George Winn

No. 38
- Position: Running back

Personal information
- Born: November 10, 1990 (age 35) Southfield, Michigan, U.S.
- Listed height: 5 ft 11 in (1.80 m)
- Listed weight: 218 lb (99 kg)

Career information
- High school: University of Detroit Jesuit (Detroit Michigan)
- College: Cincinnati
- NFL draft: 2013 (undrafted)

Career history
- Houston Texans (2013)*; New England Patriots (2013)*; Oakland Raiders (2013)*; Pittsburgh Steelers (2013)*; Dallas Cowboys (2013)*; Detroit Lions (2014–2016); New York Giants (2016); Indianapolis Colts (2017);
- * Offseason or practice squad member only

Awards and highlights
- Second-team All-Big East (2012);

Career NFL statistics
- Rushing attempts: 23
- Rushing yards: 74
- Rushing average: 3.2
- Stats at Pro Football Reference

= George Winn (American football) =

American football player (born 1990)

George Winn (born November 10, 1990) is an American former professional football player who was a running back in the National Football League (NFL).
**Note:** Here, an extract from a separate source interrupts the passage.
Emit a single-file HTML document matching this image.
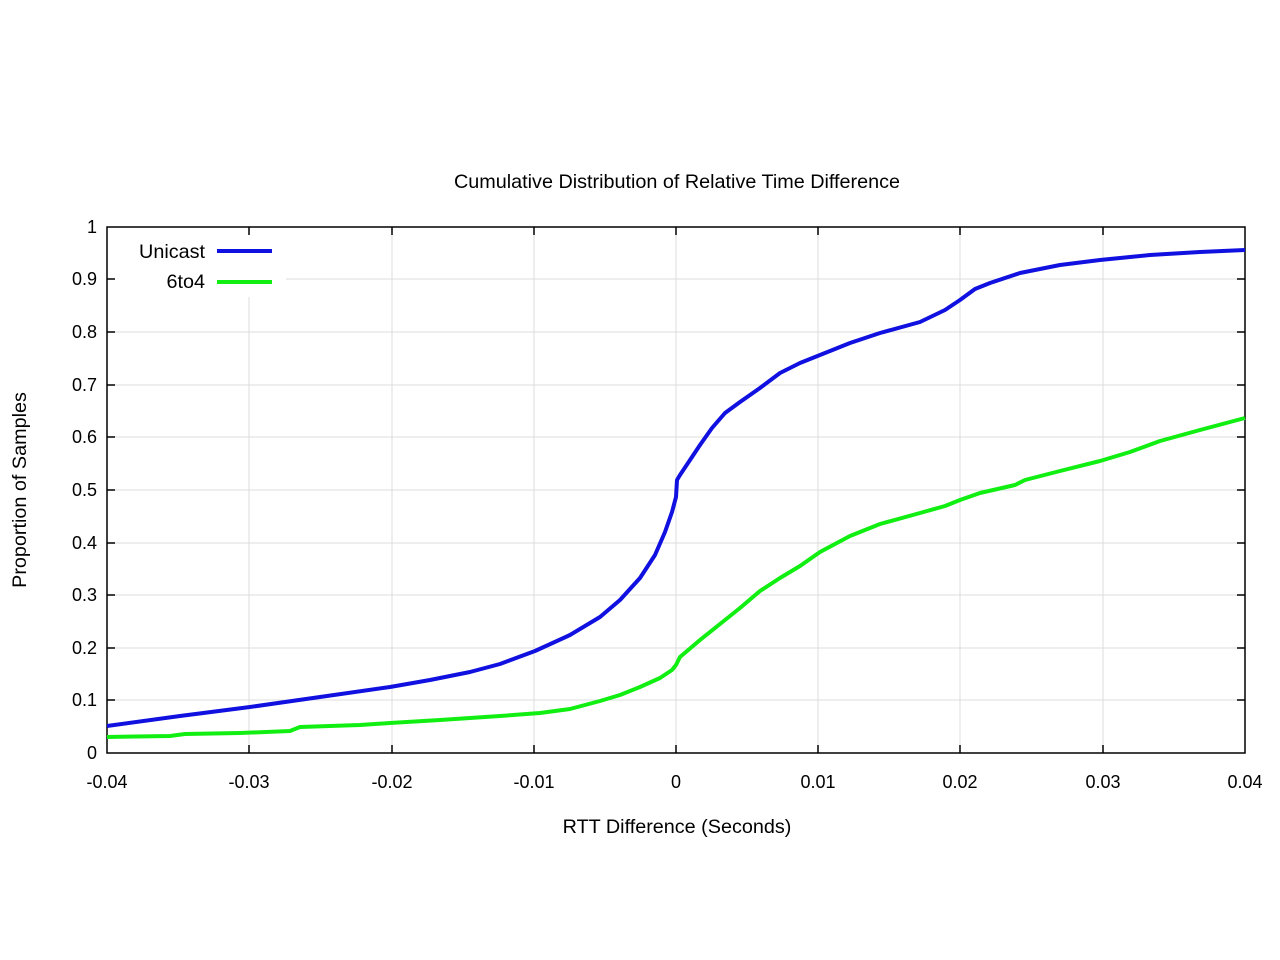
<!DOCTYPE html>
<html><head><meta charset="utf-8"><style>body{margin:0;background:#fff}svg{display:block}</style></head>
<body>
<svg width="1280" height="960" xmlns="http://www.w3.org/2000/svg" font-family="Liberation Sans, sans-serif" font-size="18">
<rect width="1280" height="960" fill="#fff"/>
<g stroke="#dcdcdc" stroke-width="1">
<line x1="249" y1="227" x2="249" y2="753"/><line x1="392" y1="227" x2="392" y2="753"/><line x1="534" y1="227" x2="534" y2="753"/><line x1="676" y1="227" x2="676" y2="753"/><line x1="818" y1="227" x2="818" y2="753"/><line x1="960" y1="227" x2="960" y2="753"/><line x1="1103" y1="227" x2="1103" y2="753"/>
<line x1="107" y1="700" x2="1245" y2="700"/><line x1="107" y1="648" x2="1245" y2="648"/><line x1="107" y1="595" x2="1245" y2="595"/><line x1="107" y1="543" x2="1245" y2="543"/><line x1="107" y1="490" x2="1245" y2="490"/><line x1="107" y1="437" x2="1245" y2="437"/><line x1="107" y1="385" x2="1245" y2="385"/><line x1="107" y1="332" x2="1245" y2="332"/><line x1="107" y1="279" x2="1245" y2="279"/>
</g>
<rect x="108" y="235" width="178" height="62" fill="#fff"/>
<g stroke="#000" stroke-width="1.5">
<rect x="107" y="227" width="1138" height="526" fill="none"/>
<path d="M249 753v-8M392 753v-8M534 753v-8M676 753v-8M818 753v-8M960 753v-8M1103 753v-8M249 227v8M392 227v8M534 227v8M676 227v8M818 227v8M960 227v8M1103 227v8"/>
<path d="M107 700h8M107 648h8M107 595h8M107 543h8M107 490h8M107 437h8M107 385h8M107 332h8M107 279h8M1245 700h-8M1245 648h-8M1245 595h-8M1245 543h-8M1245 490h-8M1245 437h-8M1245 385h-8M1245 332h-8M1245 279h-8"/>
</g>
<g text-anchor="end">
<text x="97" y="759">0</text><text x="97" y="706">0.1</text><text x="97" y="654">0.2</text><text x="97" y="601">0.3</text><text x="97" y="549">0.4</text><text x="97" y="496">0.5</text><text x="97" y="443">0.6</text><text x="97" y="391">0.7</text><text x="97" y="338">0.8</text><text x="97" y="285">0.9</text><text x="97" y="233">1</text>
<text x="205" y="258" font-size="19.8">Unicast</text><text x="205" y="288" font-size="19.8">6to4</text>
</g>
<g text-anchor="middle">
<text x="107" y="788">-0.04</text><text x="249" y="788">-0.03</text><text x="392" y="788">-0.02</text><text x="534" y="788">-0.01</text><text x="676" y="788">0</text><text x="818" y="788">0.01</text><text x="960" y="788">0.02</text><text x="1103" y="788">0.03</text><text x="1245" y="788">0.04</text>
<text x="677" y="188" font-size="19.8">Cumulative Distribution of Relative Time Difference</text>
<text x="677" y="833" font-size="19.8">RTT Difference (Seconds)</text>
<text transform="translate(26,490) rotate(-90)" font-size="19.8">Proportion of Samples</text>
</g>
<line x1="217" y1="251" x2="272" y2="251" stroke="#1010e0" stroke-width="4"/>
<line x1="217" y1="282" x2="272" y2="282" stroke="#11ee11" stroke-width="4"/>
<polyline fill="none" stroke="#1010e0" stroke-width="4" stroke-linejoin="round" points="107,726 180,716 250,707 320,697 390,687 430,680 470,672 500,664 535,651 570,635 600,617 620,600 640,578 655,555 665,532 672,512 676,497 677,480 680,475 690,460 700,445 712,428 725,413 740,402 760,388 780,373 800,363 820,355 850,343 880,333 920,322 945,310 960,300 975,289 990,283 1020,273 1060,265 1100,260 1150,255 1200,252 1245,250"/>
<polyline fill="none" stroke="#11ee11" stroke-width="4" stroke-linejoin="round" points="107,737 170,736 185,734 240,733 290,731 300,727 360,725 390,723 440,720 500,716 540,713 570,709 600,701 620,695 640,687 660,678 672,670 676,665 680,657 700,640 720,624 740,608 760,591 780,578 800,566 820,552 850,536 880,524 920,513 945,506 960,500 980,493 1015,485 1025,480 1060,471 1100,461 1130,452 1160,441 1200,430 1245,418"/>
</svg>
</body></html>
He played college football for the Cincinnati Bearcats. He originally signed with the Houston Texans as an undrafted free agent in 2013. He was also a member of the New England Patriots, Oakland Raiders, Pittsburgh Steelers, Dallas Cowboys, Detroit Lions, New York Giants and Indianapolis Colts.

==Professional career==

===Houston Texans===
On April 28, 2013, Winn signed with the Houston Texans as an undrafted free agent.

===New England Patriots===
On June 17, 2013, he signed with the New England Patriots.

===Oakland Raiders===
On October 2, 2013, he signed with the Oakland Raiders as a member of the practice squad. The Raiders released Winn from the practice squad on October 15, 2013.

===Pittsburgh Steelers===
The Steelers signed Winn to their practice squad on October 22, 2013. He was released on November 19, 2013, and replaced by rookie Ray Graham, another undrafted free agent initially signed by the Houston Texans.

===Dallas Cowboys===
On December 4, 2013, Winn signed with the Dallas Cowboys practice squad. The Cowboys waived Winn on December 17, 2013.

===Detroit Lions===
During the 2014 offseason, Winn tried out for the Atlanta Falcons, but was not signed. Afterwards, the Detroit Lions signed him on July 16, 2014. He played twelve games for the Lions in 2014, gaining 73 yards on 19 carries. He was placed on the Lions' practice squad at the start of the 2015 season, but moved to the main club on October 19 after an injury to Zach Zenner.

On September 3, 2016, Winn was waived by the Lions and was signed to the practice squad the next day.
On September 9, 2016, he was released from the Lions practice squad, but was re-signed on September 21, 2016. He released was on October 3, 2016.

===New York Giants===
On October 31, 2016, Winn was signed to the New York Giants' practice squad, but was released on December 14, 2016. He was re-signed to their active roster on December 20, 2016. He was waived by the Giants on May 1, 2017.

===Indianapolis Colts===
On August 9, 2017, Winn signed with the Indianapolis Colts. He was placed on injured reserve on August 29, 2017. He was waived by the Colts on April 24, 2018.

==Personal life==
Winn is the cousin of former NFL wide receiver Derrick Mason . His first cousin, L. Webber, is the sister-in-law of former NBA player Chris Webber.